- [TO DO]: Exactly as written, write out the lines below from the first to the one containing "const height = 647;", inclusive. Pictures do not belong in the copy.

Start of INFORMATION PROVIDED

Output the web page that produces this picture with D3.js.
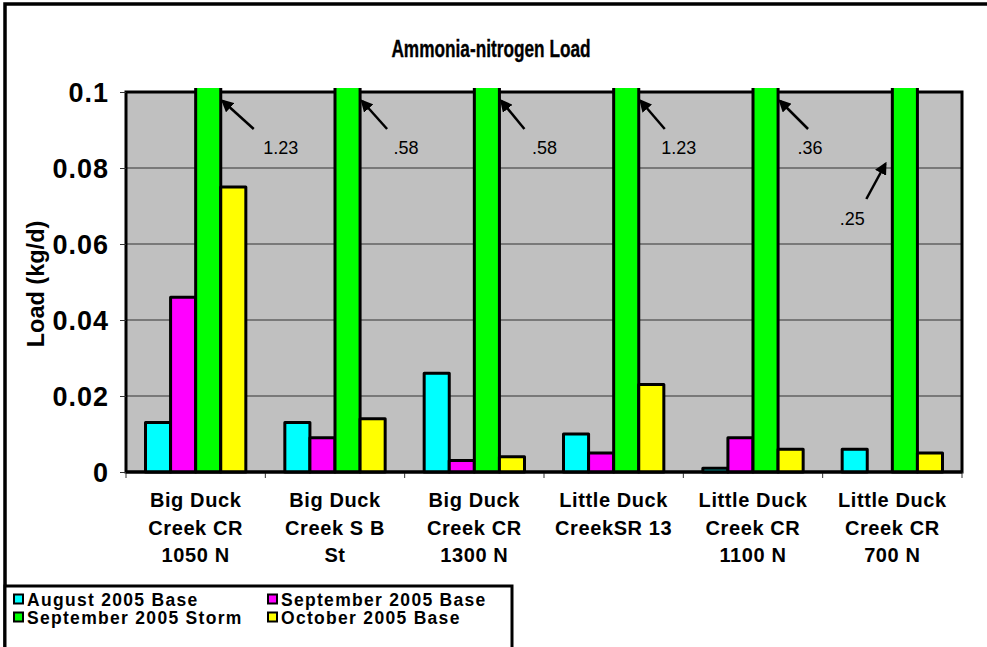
<!DOCTYPE html>
<html>
<head>
<meta charset="utf-8">
<script src="https://cdnjs.cloudflare.com/ajax/libs/d3/7.8.5/d3.min.js"></script>
<style>
  body { margin: 0; background: #fff; }
  text { font-family: "Liberation Sans", Arial, sans-serif; fill: #000; }
</style>
</head>
<body>
<svg></svg>
<script>
const width = 987;
const height = 647;

// data
const sites = [
    ["Big Duck", "Creek CR", "1050 N"],
    ["Big Duck", "Creek S B", "St"],
    ["Big Duck", "Creek CR", "1300 N"],
    ["Little Duck", "CreekSR 13"],
    ["Little Duck", "Creek CR", "1100 N"],
    ["Little Duck", "Creek CR", "700 N"]
];
const seriesNames = ["August 2005 Base", "September 2005 Base", "September 2005 Storm", "October 2005 Base"];
const seriesColors = ["#00ffff", "#ff00ff", "#00ff00", "#ffff00"];
const augBase = [0.013, 0.013, 0.026, 0.010, 0.001, 0.006];
const sepBase = [0.046, 0.009, 0.003, 0.005, 0.009, null];
const sepStorm = [1.23, 0.58, 0.58, 1.23, 0.36, 0.25];
const octBase = [0.075, 0.014, 0.004, 0.023, 0.006, 0.005];
const yTicks = [0, 0.02, 0.04, 0.06, 0.08, 0.1];

const series = [augBase, sepBase, sepStorm, octBase];

const margin = { top: 92, left: 126, right: 25, bottom: 175 };
const plotW = width - margin.left - margin.right;
const plotH = height - margin.top - margin.bottom;

const svg = d3.select("svg")
    .attr("width", width)
    .attr("height", height);

// outer frame (runs off the right and bottom of the picture)
svg.append("rect")
    .attr("x", 5).attr("y", 4)
    .attr("width", width + 20).attr("height", height + 20)
    .attr("fill", "#fff")
    .attr("stroke", "#000")
    .attr("stroke-width", 3.5);

svg.append("text")
    .attr("transform", "translate(491,57) scale(0.75,1)")
    .attr("text-anchor", "middle")
    .style("font-size", "23px")
    .style("font-weight", "bold")
    .style("stroke", "#000")
    .style("stroke-width", "0.35px")
    .text("Ammonia-nitrogen Load");

const g = svg.append("g")
    .attr("transform", `translate(${margin.left},${margin.top})`);

const x0 = d3.scaleBand()
    .domain(d3.range(sites.length))
    .range([0, plotW]);

const x1 = d3.scaleBand()
    .domain(d3.range(series.length))
    .range([19.5, x0.bandwidth() - 19.5]);

const y = d3.scaleLinear()
    .domain([0, 0.1])
    .range([plotH, 0]);

g.append("rect")
    .attr("width", plotW)
    .attr("height", plotH)
    .attr("fill", "#c0c0c0");

g.append("g")
    .selectAll("line")
    .data(yTicks.slice(1, -1))
    .enter().append("line")
    .attr("x1", 0).attr("x2", plotW)
    .attr("y1", d => y(d)).attr("y2", d => y(d))
    .attr("stroke", "#333")
    .attr("stroke-width", 1);

g.append("rect")
    .attr("width", plotW)
    .attr("height", plotH)
    .attr("fill", "none")
    .attr("stroke", "#000")
    .attr("stroke-width", 3);

// y axis
const yAxis = g.append("g")
    .call(d3.axisLeft(y).tickValues(yTicks).tickSize(6).tickFormat(d => String(d)));
yAxis.select(".domain").remove();
yAxis.selectAll(".tick line").attr("stroke", "#333");
yAxis.selectAll(".tick text")
    .attr("x", -17)
    .attr("dy", "0.36em")
    .style("font-size", "27px")
    .style("font-weight", "bold")
    .style("letter-spacing", "1px")
    .style("font-family", "'Liberation Sans', Arial, sans-serif");

// x axis ticks at category boundaries
g.append("g")
    .selectAll("line")
    .data(d3.range(sites.length + 1))
    .enter().append("line")
    .attr("x1", d => d * x0.bandwidth()).attr("x2", d => d * x0.bandwidth())
    .attr("y1", plotH).attr("y2", plotH + 6)
    .attr("stroke", "#333");

const xLabels = g.append("g")
    .selectAll("text")
    .data(sites)
    .enter().append("text")
    .attr("text-anchor", "middle")
    .attr("x", (d, i) => x0(i) + x0.bandwidth() / 2)
    .attr("y", plotH + 35)
    .style("font-size", "20px")
    .style("font-weight", "bold")
    .style("letter-spacing", "0.6px");
xLabels.selectAll("tspan")
    .data(d => d)
    .enter().append("tspan")
    .attr("x", function () { return this.parentNode.getAttribute("x"); })
    .attr("dy", (d, i) => i === 0 ? 0 : 27.5)
    .text(d => d);

svg.append("text")
    .attr("transform", `translate(44,${margin.top + plotH / 2 + 2}) rotate(-90)`)
    .attr("text-anchor", "middle")
    .style("font-size", "23.5px")
    .style("font-weight", "bold")
    .text("Load (kg/d)");

// bars, clipped a little above the plot top like the off-scale storm bars
svg.append("clipPath").attr("id", "clip")
    .append("rect")
    .attr("x", -10).attr("y", -4)
    .attr("width", plotW + 20).attr("height", plotH + 10);

const cells = [];
series.forEach((vals, s) => vals.forEach((v, i) => {
    if (v !== null) cells.push({ s, i, v });
}));

g.append("g")
    .attr("clip-path", "url(#clip)")
    .selectAll("rect")
    .data(cells)
    .enter().append("rect")
    .attr("x", d => x0(d.i) + x1(d.s))
    .attr("width", x1.bandwidth())
    .attr("y", d => Math.max(y(d.v), -10))
    .attr("height", d => plotH - Math.max(y(d.v), -10))
    .attr("fill", d => seriesColors[d.s])
    .attr("stroke", "#000")
    .attr("stroke-width", 3)
    .attr("stroke-linejoin", "round");

// bottom border drawn again over the bar bases
g.append("line")
    .attr("x1", 0).attr("x2", plotW)
    .attr("y1", plotH).attr("y2", plotH)
    .attr("stroke", "#000").attr("stroke-width", 3);

// arrows with the off-scale storm values
svg.append("defs").append("marker")
    .attr("id", "head")
    .attr("viewBox", "0 0 10 10")
    .attr("refX", 8).attr("refY", 5)
    .attr("markerWidth", 5).attr("markerHeight", 5)
    .attr("orient", "auto")
    .append("path")
    .attr("d", "M0,0 L10,5 L0,10 z")
    .attr("fill", "#000");

const fmt = v => d3.format(".2f")(v).replace(/^0/, "");
const stormIdx = 2;
// offsets from the bar edge: head, tail, text centre
const noteLayout = [
    { side: 1, hx: 2, hy: 9, tx: 33, ty: 37, lx: 60, ly: 62 },
    { side: 1, hx: 2, hy: 9, tx: 27, ty: 37, lx: 46, ly: 62 },
    { side: 1, hx: 2, hy: 9, tx: 25, ty: 37, lx: 45, ly: 62 },
    { side: 1, hx: 2, hy: 9, tx: 26, ty: 37, lx: 40, ly: 62 },
    { side: 1, hx: 2, hy: 9, tx: 30, ty: 37, lx: 32, ly: 62 },
    { side: -1, hx: 7, hy: 72, tx: 26, ty: 107, lx: 40, ly: 133 }
];
const notes = g.append("g")
    .selectAll("g")
    .data(sepStorm)
    .enter().append("g")
    .attr("transform", (d, i) => {
        const L = noteLayout[i];
        const edge = x0(i) + x1(stormIdx) + (L.side > 0 ? x1.bandwidth() : 0);
        return `translate(${edge},0)`;
    });
notes.append("line")
    .attr("x1", (d, i) => noteLayout[i].side * noteLayout[i].tx)
    .attr("y1", (d, i) => noteLayout[i].ty)
    .attr("x2", (d, i) => noteLayout[i].side * noteLayout[i].hx)
    .attr("y2", (d, i) => noteLayout[i].hy)
    .attr("stroke", "#000")
    .attr("stroke-width", 2.5)
    .attr("marker-end", "url(#head)");
notes.append("text")
    .attr("text-anchor", "middle")
    .attr("x", (d, i) => noteLayout[i].side * noteLayout[i].lx)
    .attr("y", (d, i) => noteLayout[i].ly)
    .style("font-size", "18px")
    .text(d => fmt(d));

// legend
const legend = svg.append("g");
legend.append("rect")
    .attr("x", 5).attr("y", 586)
    .attr("width", 507).attr("height", 100)
    .attr("fill", "#fff")
    .attr("stroke", "#000")
    .attr("stroke-width", 3);

const item = legend.selectAll("g.item")
    .data(seriesNames)
    .enter().append("g")
    .attr("class", "item")
    .attr("transform", (d, i) => `translate(${i % 2 === 0 ? 14 : 268},${i < 2 ? 599 : 617})`);
item.append("rect")
    .attr("x", 0).attr("y", -4.5)
    .attr("width", 9).attr("height", 9)
    .attr("fill", (d, i) => seriesColors[i])
    .attr("stroke", "#000")
    .attr("stroke-width", 2);
item.append("text")
    .attr("x", 13)
    .attr("y", 6.5)
    .style("font-size", "17.5px")
    .style("font-weight", "bold")
    .style("letter-spacing", "1.3px")
    .text(d => d);
</script>
</body>
</html>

End of INFORMATION PROVIDED

- [REPLY]:
Output the web page that produces this picture with D3.js.
<!DOCTYPE html>
<html>
<head>
<meta charset="utf-8">
<script src="https://cdnjs.cloudflare.com/ajax/libs/d3/7.8.5/d3.min.js"></script>
<style>
  body { margin: 0; background: #fff; }
  text { font-family: "Liberation Sans", Arial, sans-serif; fill: #000; }
</style>
</head>
<body>
<svg></svg>
<script>
const width = 987;
const height = 647;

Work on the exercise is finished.